The Estonia sank in the night from September 27 to 28, 1994, around 100 kilometres southwest of the Finnish coast as it was sailing the Baltic sea from Tallinn to Stockholm. Just 137 people survived.
“Eleven years on, it is still a very touchy subject,” exhibition curator Emma Having told AFP.
A chronology at the entrance immediately signals to the visitor the eerie speed with which the vessel disappeared. At 11:30 pm, it started to capsize. The orchestra went silent, dancers lost their balance and fell.
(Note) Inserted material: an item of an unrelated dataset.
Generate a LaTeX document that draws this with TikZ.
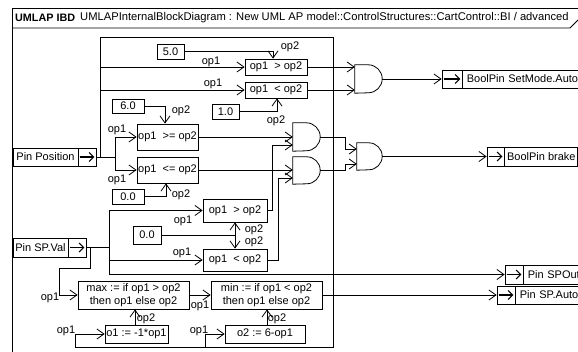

At 0:50 am, the Estonia was gone, swallowed up by the waves.
The exhibition, which is to run until the autumn of 2006, takes the visitor back to what happened that fateful night, using objects that were fished out of the sea and recordings of radio contacts, and gives a rundown of how sea
rescue techniques have evolved since the accident.
One of those exhibits is a small grey alarm clock, its hands stuck at a few minutes after midnight.
“It was on my bedside table,” said Mikael Öun, a Swedish survivor who is now 45 and who was woken up by the ferry’s abrupt movements. “It stopped when it fell on the floor,” he told AFP.
Öun put it in its pocket and went outside onto deck, where he was swept away by a wave, before managing to climb onto a life raft.
He held on to his alarm clock throughout the rescue, and then donated it to the Maritime museum “as additional proof” for the time of the tragedy.
Öun said he was very pleased with the exhibition, saying it was “important that people know what happened”.
But what exactly happened is not yet entirely clear, and the Stockholm exhibition tries to convey that the last word has not been spoken about the sinking, said Emma Having.
In 1997, a joint Swedish, Finnish and Estonian enquiry committee concluded that the catastrophe was due to a forward ramp not having been properly secured, resulting in the car deck being flooded by the strong waves.
But following criticism of the report’s shortcomings by survivors, families of victims and experts, the Swedish government in March of this year decided to commission a new probe of the disaster.
“I followed the report, but I also tell visitors that some parts of it have been severely criticized and others are missing,” she told AFP.
Lasse Johnsen, a member of Estonia action group SEA who lost his daughter in the tragedy, said he regretted that the exhibition failed to give other versions of the tragedy except the official one.
“Experts have said that the report is worthless,” he said.
The Estonian government recently set up a commission to investigate reports that radar and listening equipment left behind in the Baltic states by departing Soviet forces had been seized by Swedish intelligence and secretly taken to Sweden aboard the Estonia in the weeks preceding the calamity.
The Swedish armed forces confirmed that the Estonia had been used to transport military equipment on September 14 and 20, 1994, but denied that any equipment could have been on board when the ship sank.